▶ _AIM_
Copy every line that holds "code".

▶ _DATA ROWS_
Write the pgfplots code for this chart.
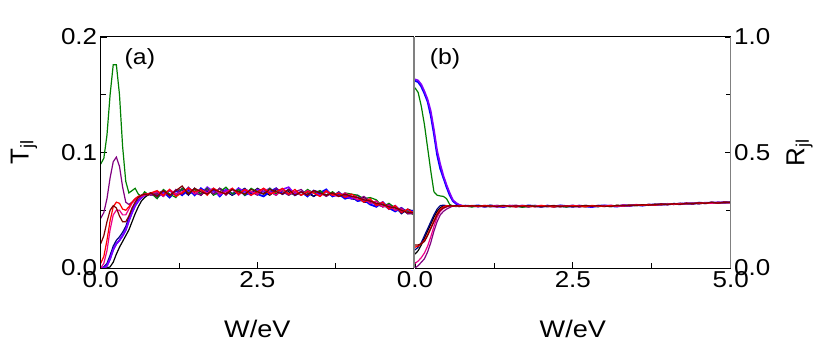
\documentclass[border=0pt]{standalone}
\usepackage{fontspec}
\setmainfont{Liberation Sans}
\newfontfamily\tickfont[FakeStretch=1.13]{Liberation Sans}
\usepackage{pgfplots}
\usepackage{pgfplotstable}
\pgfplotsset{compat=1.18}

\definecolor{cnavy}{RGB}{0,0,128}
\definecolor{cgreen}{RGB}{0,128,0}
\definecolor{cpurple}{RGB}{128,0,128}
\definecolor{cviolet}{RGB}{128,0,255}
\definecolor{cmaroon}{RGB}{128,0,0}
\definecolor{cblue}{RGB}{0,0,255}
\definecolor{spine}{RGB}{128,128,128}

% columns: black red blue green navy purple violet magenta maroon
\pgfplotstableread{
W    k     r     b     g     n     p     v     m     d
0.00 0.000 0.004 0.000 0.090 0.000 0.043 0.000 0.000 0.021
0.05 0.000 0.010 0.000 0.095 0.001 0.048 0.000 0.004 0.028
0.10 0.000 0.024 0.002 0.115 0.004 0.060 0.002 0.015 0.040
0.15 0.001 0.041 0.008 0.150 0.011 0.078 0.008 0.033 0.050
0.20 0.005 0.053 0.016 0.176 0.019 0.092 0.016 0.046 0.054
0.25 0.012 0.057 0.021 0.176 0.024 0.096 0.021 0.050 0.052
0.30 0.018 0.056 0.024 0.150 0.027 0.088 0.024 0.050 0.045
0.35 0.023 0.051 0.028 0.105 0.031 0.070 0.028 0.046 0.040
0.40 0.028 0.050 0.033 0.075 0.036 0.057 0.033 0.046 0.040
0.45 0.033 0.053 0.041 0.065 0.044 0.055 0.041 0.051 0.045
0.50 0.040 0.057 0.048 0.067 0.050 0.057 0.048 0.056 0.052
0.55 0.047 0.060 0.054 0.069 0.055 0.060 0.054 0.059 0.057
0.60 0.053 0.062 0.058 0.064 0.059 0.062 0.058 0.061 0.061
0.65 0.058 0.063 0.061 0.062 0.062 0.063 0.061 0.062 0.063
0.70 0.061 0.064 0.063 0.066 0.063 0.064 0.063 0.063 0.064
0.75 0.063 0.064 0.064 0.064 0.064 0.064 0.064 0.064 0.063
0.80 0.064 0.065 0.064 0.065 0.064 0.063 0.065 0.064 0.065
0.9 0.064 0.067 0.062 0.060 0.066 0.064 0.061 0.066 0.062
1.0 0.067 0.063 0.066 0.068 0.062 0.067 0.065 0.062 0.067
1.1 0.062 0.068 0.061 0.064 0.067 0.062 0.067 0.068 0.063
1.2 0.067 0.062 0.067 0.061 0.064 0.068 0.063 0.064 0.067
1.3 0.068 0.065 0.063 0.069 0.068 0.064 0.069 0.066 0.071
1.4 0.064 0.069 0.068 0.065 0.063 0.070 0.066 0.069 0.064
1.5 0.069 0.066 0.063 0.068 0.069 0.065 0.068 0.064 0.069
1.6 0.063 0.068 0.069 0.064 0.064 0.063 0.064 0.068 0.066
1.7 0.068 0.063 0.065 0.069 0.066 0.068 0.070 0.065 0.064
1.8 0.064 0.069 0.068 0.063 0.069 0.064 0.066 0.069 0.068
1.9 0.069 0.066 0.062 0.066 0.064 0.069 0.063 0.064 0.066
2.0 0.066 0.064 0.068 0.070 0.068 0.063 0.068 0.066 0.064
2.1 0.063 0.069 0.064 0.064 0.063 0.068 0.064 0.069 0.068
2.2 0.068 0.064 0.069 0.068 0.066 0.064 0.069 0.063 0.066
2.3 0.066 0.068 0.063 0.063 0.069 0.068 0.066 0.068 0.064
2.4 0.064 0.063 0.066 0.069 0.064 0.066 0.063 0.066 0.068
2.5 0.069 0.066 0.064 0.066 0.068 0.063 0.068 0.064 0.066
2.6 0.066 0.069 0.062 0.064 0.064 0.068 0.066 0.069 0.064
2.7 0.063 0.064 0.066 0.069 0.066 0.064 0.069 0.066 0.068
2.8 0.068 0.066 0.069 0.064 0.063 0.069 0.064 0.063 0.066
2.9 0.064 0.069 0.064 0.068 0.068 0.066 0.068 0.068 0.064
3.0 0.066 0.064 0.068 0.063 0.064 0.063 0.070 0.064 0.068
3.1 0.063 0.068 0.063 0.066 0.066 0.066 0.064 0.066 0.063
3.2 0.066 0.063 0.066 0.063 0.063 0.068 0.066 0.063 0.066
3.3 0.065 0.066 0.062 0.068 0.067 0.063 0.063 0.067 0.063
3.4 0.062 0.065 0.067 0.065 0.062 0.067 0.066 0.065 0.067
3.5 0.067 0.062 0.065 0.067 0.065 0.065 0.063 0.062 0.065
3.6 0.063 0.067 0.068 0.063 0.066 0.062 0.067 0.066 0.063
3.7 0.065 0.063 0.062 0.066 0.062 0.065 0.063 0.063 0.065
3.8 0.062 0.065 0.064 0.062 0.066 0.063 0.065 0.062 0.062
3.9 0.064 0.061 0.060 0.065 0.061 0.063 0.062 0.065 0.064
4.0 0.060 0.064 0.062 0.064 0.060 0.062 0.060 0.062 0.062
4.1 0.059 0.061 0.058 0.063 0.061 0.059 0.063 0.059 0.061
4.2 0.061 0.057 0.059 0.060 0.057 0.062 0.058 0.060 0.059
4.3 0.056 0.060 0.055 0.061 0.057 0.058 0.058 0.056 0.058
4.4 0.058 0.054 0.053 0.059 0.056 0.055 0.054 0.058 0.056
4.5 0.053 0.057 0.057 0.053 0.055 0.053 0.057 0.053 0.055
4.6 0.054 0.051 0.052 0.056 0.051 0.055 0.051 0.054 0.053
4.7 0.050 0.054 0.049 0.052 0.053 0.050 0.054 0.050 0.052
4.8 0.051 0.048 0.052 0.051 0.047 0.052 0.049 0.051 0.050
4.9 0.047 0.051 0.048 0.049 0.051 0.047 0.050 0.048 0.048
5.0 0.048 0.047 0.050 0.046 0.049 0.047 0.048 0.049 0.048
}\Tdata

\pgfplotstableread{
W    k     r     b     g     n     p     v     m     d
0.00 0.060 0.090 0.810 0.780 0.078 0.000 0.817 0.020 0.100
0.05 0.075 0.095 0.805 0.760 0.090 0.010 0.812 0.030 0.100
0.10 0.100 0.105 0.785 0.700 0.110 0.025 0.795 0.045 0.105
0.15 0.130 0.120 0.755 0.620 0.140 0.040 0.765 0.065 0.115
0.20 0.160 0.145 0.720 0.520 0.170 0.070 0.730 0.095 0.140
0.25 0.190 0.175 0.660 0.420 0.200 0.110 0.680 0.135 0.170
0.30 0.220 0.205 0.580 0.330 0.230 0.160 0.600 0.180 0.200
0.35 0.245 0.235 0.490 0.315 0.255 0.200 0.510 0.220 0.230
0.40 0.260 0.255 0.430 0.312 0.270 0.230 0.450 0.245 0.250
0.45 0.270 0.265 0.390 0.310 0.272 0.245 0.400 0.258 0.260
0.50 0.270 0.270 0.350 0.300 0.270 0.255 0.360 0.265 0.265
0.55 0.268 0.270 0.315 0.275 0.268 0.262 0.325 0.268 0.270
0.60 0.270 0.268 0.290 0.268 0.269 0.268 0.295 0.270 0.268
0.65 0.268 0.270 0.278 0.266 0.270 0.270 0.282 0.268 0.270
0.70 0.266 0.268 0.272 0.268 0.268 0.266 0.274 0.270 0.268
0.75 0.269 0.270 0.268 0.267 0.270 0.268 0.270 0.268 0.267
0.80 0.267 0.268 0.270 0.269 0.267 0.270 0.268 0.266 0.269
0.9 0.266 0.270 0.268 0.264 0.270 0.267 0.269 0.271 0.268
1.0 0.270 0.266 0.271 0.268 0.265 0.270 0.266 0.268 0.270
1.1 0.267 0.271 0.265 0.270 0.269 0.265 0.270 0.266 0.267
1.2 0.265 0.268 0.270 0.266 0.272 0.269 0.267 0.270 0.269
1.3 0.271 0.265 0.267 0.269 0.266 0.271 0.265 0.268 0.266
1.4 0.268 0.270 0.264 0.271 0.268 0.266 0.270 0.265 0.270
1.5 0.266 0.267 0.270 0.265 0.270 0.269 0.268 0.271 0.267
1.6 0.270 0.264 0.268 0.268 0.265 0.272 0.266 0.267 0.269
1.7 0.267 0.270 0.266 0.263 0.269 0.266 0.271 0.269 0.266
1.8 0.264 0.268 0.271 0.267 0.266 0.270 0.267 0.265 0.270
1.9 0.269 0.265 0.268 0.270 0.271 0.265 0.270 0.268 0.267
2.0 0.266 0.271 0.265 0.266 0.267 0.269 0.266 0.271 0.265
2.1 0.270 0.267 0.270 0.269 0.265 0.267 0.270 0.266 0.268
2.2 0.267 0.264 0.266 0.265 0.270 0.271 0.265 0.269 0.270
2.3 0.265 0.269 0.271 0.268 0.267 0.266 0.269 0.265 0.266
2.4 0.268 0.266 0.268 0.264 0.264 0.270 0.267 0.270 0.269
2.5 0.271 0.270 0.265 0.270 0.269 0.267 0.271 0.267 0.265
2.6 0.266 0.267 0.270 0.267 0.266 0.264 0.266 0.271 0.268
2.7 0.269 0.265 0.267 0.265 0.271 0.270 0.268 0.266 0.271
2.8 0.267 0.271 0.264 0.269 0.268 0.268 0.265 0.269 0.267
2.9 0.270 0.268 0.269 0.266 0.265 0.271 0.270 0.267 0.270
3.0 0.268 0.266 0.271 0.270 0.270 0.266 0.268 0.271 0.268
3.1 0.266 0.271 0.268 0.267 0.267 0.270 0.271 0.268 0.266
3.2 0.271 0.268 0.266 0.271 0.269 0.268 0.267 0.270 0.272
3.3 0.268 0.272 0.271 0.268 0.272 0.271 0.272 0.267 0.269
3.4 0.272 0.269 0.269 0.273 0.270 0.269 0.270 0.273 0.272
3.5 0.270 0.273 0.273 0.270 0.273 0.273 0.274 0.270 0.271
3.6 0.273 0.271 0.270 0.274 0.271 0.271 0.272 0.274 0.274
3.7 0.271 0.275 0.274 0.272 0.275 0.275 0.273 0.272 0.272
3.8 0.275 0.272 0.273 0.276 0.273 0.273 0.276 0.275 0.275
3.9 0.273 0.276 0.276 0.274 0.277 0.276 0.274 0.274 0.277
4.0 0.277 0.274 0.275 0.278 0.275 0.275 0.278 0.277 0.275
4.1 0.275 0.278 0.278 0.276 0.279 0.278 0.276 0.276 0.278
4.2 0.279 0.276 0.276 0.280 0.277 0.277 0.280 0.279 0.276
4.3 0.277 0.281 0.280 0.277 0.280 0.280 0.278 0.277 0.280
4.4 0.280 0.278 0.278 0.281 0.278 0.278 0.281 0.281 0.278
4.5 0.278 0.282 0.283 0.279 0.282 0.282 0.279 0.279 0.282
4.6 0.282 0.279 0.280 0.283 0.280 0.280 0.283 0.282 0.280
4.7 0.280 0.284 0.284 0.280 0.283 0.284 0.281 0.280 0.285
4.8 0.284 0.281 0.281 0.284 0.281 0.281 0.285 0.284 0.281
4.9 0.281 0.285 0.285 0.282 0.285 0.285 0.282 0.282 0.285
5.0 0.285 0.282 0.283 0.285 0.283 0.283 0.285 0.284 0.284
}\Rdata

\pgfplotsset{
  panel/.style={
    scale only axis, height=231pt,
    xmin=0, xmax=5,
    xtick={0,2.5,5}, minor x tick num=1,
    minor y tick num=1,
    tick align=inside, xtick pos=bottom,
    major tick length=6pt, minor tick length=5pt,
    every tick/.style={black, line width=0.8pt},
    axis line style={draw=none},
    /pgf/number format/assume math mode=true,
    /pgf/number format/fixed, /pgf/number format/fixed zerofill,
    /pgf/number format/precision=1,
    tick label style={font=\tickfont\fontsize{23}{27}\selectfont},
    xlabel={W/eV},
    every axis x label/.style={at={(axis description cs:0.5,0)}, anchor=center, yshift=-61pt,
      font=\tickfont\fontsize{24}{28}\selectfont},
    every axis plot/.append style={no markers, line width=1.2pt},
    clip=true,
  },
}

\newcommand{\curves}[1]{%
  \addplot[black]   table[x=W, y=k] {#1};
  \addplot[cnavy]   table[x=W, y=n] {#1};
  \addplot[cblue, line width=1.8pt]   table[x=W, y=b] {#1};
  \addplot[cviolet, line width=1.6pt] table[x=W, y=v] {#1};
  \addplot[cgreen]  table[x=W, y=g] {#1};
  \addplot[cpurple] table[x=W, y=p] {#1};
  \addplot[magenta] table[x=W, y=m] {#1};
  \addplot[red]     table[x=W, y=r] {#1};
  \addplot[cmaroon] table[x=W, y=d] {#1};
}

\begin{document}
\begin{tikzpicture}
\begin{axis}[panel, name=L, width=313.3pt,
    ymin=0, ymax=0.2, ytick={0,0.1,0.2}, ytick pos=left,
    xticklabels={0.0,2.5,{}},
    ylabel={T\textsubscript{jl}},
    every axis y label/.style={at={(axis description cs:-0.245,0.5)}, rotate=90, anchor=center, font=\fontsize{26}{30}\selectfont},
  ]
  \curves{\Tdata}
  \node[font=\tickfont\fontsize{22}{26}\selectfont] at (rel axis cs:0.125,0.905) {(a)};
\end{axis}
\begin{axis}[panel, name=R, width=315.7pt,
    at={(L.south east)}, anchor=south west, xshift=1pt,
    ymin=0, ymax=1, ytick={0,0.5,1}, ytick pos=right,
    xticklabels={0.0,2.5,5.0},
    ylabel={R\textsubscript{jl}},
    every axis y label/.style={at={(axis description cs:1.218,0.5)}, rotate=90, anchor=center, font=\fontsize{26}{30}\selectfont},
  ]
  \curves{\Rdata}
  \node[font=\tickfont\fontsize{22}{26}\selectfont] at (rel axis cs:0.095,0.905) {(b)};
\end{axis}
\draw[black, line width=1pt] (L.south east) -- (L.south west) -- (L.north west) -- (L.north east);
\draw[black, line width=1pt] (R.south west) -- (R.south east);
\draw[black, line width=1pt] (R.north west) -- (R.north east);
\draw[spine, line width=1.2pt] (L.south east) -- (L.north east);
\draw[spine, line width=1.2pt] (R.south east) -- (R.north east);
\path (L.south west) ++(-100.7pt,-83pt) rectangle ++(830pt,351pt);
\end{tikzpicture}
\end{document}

---

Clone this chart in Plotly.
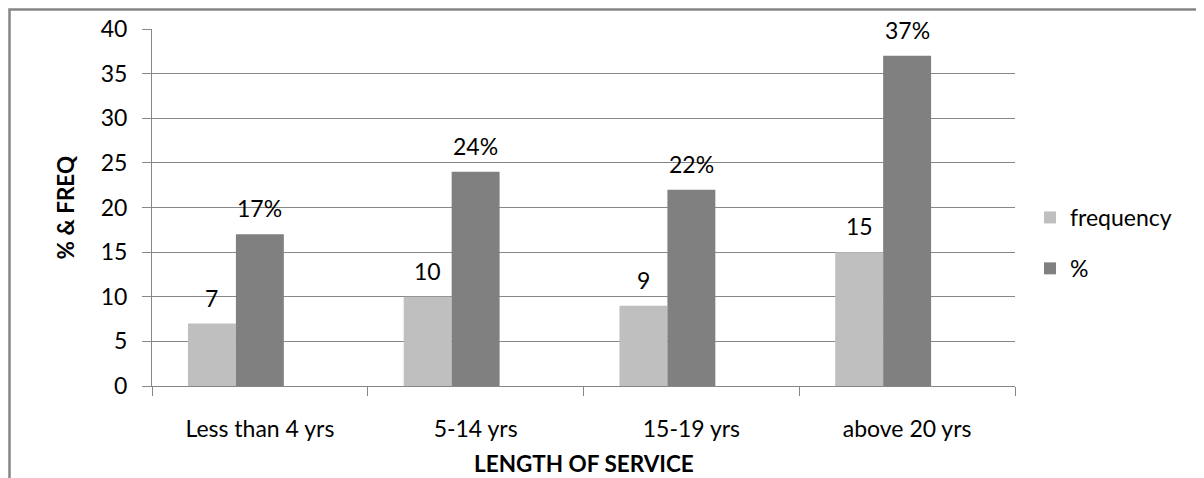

--

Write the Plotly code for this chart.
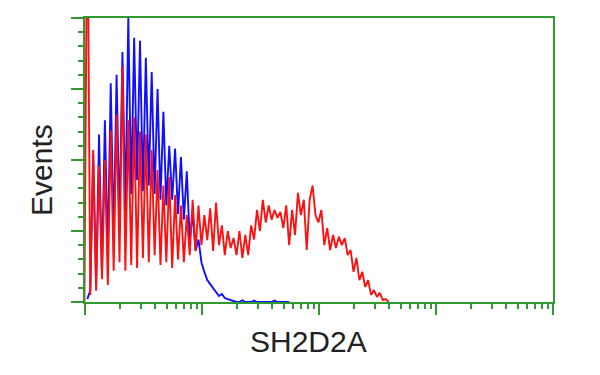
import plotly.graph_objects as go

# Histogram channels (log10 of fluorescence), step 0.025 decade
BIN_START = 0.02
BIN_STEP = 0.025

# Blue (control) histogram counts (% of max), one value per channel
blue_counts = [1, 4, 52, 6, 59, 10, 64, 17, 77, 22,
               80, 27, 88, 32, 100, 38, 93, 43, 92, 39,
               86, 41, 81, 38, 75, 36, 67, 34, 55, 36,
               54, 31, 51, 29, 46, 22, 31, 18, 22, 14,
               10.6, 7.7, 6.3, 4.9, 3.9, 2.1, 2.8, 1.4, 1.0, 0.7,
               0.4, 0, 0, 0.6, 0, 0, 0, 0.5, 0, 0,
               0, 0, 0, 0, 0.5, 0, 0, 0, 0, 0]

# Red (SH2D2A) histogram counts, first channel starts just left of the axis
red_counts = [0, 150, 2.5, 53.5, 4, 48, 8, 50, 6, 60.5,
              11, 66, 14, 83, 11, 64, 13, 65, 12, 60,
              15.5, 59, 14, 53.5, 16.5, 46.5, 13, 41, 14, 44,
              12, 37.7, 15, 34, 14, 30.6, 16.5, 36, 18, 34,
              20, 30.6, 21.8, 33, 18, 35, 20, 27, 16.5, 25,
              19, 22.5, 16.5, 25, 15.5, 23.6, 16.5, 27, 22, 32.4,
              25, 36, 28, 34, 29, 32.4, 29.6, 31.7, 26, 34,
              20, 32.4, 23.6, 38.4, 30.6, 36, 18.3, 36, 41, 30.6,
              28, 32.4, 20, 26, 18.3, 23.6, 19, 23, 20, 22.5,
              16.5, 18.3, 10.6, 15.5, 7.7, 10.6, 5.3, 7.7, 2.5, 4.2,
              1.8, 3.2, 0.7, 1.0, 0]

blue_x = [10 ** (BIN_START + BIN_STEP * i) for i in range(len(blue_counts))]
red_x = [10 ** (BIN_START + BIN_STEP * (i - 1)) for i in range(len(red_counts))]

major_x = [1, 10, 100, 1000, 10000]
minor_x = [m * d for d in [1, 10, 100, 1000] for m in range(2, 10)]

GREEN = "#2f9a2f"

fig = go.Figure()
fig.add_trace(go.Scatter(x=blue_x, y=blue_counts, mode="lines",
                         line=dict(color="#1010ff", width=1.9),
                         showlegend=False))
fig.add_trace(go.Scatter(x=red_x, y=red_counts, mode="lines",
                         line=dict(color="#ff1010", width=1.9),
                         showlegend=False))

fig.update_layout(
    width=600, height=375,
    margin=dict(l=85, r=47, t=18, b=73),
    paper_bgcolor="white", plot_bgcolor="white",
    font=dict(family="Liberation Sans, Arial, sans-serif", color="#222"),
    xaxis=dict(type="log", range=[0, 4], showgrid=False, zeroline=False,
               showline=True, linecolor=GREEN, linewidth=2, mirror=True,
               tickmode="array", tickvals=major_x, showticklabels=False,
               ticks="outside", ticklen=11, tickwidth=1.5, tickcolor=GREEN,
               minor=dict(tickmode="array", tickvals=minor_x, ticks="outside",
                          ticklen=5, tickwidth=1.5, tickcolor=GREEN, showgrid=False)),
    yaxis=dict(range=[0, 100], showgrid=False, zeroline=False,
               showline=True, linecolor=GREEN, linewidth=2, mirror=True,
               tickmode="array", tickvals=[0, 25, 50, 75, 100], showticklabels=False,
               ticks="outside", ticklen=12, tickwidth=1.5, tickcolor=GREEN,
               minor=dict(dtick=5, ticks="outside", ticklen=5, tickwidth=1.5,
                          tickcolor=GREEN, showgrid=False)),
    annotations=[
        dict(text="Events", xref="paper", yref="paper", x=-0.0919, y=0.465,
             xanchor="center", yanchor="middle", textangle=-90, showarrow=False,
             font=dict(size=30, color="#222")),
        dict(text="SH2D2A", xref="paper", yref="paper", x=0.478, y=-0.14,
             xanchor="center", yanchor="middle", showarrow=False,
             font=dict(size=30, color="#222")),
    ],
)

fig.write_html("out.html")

▶ _SOLUTION TO THIS EXERCISE_
Write the pgfplots code for this chart.
Write the Plotly code for this chart.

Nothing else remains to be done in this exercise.